While most of our research is focused on celebrity spokespeople and how their actions influence the fate of their brands, we thought some of the same insights might apply in the political realm as well. Specifically, how does our perception of them as leaders affect their “personal” brand and how we judge them after a moral lapse?
Leaders get all the blame
To answer that question, we conducted a study in May (just as the presidential nomination battles were winding down) involving 209 college students. We randomly assigned each participant one of five U.S. political figures to evaluate on five criteria: the three typical influential traits of spokespeople (trustworthiness, attractiveness and expertise) as well leadership and their general favorability toward them.
The five figures were President Barack Obama, Hillary Clinton, Bernie Sanders, Donald Trump and Ted Cruz. Participants scored their assigned politician by responding to a series of survey questions for each trait, using a scale of 1 to 7 to measure them on several opposing word pairs related to the category. For example, under trustworthiness, they were asked if the politician was honest or dishonest, whereby 1 was the least honest and 7 was the most.
All of the scores were then tallied to generate an overall measure of each trait.
We then asked each participant to answer three general questions, using a similar 1-7 scale, from strongly disagree to strongly agree:
If this person did something wrong, I would be very disappointed.
I would blame this person if he or she did something wrong.
I would forgive this person if he or she apologized for a wrongdoing.
The results showed that a politician’s score in terms of perceived leadership significantly predicted how people judged them later.
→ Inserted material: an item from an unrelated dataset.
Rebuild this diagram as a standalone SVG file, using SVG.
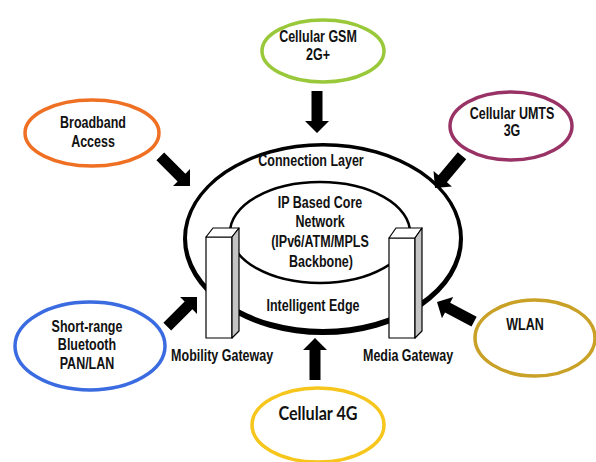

That is, a high score in terms of leadership was associated with more blame, more disappointment and less forgiveness (even after an apology). A lower score, on the other hand, correlated to less blame and disappointment and a greater capacity to forgive.
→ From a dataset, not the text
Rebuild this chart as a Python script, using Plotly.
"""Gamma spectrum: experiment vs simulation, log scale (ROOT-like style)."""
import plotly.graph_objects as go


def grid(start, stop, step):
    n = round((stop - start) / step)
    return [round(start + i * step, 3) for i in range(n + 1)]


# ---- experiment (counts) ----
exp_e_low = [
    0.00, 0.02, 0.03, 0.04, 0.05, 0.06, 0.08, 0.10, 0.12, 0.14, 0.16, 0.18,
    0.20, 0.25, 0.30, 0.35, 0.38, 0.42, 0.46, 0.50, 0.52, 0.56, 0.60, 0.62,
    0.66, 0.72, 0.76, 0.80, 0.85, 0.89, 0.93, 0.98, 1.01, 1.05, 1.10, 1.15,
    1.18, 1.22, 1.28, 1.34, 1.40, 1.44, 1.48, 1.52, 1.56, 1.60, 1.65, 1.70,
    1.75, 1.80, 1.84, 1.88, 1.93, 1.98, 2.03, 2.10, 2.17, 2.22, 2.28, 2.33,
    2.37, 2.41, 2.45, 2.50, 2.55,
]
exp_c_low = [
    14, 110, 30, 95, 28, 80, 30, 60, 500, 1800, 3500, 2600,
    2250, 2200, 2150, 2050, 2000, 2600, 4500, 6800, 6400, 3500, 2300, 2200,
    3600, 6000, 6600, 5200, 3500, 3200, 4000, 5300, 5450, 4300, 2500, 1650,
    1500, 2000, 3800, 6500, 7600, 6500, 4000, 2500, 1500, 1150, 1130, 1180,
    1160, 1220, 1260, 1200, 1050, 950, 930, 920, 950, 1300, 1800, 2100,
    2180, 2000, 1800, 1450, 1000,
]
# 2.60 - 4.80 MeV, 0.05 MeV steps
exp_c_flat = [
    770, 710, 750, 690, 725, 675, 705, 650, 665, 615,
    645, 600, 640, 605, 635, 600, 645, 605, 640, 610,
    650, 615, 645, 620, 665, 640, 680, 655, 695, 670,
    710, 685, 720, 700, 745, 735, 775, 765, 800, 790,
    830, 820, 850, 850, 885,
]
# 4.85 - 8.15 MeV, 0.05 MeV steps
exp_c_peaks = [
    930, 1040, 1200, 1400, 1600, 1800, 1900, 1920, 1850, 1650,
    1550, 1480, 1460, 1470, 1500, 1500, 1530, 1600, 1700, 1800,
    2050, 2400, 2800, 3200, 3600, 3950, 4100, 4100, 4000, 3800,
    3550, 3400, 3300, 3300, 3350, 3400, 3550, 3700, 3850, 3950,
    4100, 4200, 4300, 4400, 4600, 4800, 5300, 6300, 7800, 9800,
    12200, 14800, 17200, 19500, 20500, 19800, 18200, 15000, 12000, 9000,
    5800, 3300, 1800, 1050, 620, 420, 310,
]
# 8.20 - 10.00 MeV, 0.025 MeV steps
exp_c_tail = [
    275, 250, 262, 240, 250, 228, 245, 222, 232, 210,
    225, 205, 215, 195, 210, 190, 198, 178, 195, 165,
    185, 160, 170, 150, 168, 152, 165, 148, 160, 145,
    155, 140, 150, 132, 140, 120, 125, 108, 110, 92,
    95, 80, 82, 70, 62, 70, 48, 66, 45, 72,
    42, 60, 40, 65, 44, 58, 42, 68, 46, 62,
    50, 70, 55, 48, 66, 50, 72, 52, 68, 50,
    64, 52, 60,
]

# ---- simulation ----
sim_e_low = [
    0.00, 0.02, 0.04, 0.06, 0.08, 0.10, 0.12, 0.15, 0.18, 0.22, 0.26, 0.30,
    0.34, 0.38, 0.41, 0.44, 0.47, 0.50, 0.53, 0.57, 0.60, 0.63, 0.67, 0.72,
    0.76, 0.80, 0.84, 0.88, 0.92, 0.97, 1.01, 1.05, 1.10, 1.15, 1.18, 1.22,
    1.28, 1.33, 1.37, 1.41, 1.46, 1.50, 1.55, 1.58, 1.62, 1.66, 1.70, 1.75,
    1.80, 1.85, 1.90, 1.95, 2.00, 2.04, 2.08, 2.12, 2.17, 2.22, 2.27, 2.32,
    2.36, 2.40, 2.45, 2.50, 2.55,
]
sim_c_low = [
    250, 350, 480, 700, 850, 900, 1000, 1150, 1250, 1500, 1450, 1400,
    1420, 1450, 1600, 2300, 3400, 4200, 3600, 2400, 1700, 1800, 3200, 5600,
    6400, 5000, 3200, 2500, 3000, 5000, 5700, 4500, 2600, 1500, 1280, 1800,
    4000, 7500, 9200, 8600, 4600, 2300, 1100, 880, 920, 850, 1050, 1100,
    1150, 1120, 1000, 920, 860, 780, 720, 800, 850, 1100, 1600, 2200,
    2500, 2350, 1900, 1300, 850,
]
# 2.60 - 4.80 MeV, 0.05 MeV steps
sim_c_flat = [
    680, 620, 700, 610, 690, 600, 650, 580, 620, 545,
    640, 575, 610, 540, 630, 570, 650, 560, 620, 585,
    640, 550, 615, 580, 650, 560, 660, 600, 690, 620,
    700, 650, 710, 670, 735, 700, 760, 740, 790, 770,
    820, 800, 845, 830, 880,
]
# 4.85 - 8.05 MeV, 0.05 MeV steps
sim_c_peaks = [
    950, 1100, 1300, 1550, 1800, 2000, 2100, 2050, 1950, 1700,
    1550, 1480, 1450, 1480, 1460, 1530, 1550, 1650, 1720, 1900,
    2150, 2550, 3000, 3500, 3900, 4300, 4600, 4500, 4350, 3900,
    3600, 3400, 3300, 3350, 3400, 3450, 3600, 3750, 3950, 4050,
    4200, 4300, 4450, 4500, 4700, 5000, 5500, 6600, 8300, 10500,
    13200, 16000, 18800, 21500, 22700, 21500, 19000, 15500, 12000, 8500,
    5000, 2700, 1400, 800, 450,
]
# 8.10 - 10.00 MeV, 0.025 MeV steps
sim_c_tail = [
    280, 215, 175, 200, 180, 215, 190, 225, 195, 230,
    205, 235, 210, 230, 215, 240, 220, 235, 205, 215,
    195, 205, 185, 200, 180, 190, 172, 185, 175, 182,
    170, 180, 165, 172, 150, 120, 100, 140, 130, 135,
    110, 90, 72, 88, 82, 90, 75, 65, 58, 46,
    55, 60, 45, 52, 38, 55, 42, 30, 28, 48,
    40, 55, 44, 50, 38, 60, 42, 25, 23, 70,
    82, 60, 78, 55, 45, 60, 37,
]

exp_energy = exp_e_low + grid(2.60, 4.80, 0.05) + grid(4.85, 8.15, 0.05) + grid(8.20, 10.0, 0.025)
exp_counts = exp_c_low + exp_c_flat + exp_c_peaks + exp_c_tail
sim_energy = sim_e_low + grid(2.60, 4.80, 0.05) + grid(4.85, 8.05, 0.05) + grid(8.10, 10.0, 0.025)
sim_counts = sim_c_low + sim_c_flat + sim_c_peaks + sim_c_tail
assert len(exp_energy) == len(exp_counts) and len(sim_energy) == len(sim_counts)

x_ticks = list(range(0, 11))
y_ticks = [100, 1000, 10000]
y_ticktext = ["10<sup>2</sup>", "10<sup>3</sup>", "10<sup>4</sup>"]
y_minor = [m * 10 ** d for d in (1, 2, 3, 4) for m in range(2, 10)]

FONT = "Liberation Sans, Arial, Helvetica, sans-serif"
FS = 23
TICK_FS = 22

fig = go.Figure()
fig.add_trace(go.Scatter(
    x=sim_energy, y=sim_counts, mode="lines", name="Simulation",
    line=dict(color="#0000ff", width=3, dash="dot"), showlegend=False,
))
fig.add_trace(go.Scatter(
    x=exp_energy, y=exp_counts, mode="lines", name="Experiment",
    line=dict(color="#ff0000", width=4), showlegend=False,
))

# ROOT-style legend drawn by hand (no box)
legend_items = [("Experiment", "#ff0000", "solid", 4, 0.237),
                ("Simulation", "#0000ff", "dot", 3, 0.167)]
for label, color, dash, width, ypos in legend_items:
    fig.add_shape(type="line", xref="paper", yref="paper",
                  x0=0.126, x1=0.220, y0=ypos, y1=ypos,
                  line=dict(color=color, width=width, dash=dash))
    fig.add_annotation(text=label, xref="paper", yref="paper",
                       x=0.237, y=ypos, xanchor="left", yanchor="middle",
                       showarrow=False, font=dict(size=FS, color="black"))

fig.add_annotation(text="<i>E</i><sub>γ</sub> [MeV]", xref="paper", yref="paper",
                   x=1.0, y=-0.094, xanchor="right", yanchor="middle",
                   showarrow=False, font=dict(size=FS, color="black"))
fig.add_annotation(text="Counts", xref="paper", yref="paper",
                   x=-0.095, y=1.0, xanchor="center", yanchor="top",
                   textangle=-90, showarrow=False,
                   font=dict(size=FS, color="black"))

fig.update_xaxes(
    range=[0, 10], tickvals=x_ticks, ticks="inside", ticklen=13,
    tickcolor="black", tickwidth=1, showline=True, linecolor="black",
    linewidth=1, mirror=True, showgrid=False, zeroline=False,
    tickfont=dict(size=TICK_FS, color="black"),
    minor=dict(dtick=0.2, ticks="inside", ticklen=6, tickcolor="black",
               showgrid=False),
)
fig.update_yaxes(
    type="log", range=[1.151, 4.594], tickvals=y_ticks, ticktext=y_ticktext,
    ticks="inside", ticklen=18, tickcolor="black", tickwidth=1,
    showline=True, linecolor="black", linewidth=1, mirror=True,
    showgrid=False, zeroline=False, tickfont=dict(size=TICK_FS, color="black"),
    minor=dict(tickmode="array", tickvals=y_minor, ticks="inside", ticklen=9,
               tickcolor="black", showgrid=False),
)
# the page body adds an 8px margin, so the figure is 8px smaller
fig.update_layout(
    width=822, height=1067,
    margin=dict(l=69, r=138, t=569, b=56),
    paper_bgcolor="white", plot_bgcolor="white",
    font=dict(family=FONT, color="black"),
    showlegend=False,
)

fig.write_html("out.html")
As one might expect, participants who indicated a positive attitude toward the politician were less likely to blame him or her for a wrongful act and more likely to forgive – in other words, they were more likely to give them a break. But despite this, the general link between perceptions of leadership and subsequent moral judgments was very strong.
For example, Obama and Clinton received two of the highest scores in terms of leadership, while Trump was lowest among the five. Yet participants – even those who had a positive attitude toward a politician – if they were viewed as leaders – indicated they would be much less likely to forgive them if they did something wrong.
Interestingly, attractiveness, expertise and trust were not predictors of blaming and forgiveness – that is, they weren’t statistically significant.
The key finding, however, is not each politician’s various scores but that our views of them as a leader greatly influence our tolerance of subsequent bad behavior. In short, the more the person is perceived as being a leader, the more they will be blamed and the less they will be forgiven if suspected of wrongdoing.
Setting a standard
What does this all mean?
Being perceived as a leader comes with a cost: People will hold you to a higher standard, as we intuitively feel should be the case. But on the flip side, our research suggests those whom we don’t see as leaders aren’t judged by the same standard.
The takeaway isn’t that we should lower the standard for our leaders, but perhaps we should raise it for those who want to be among them.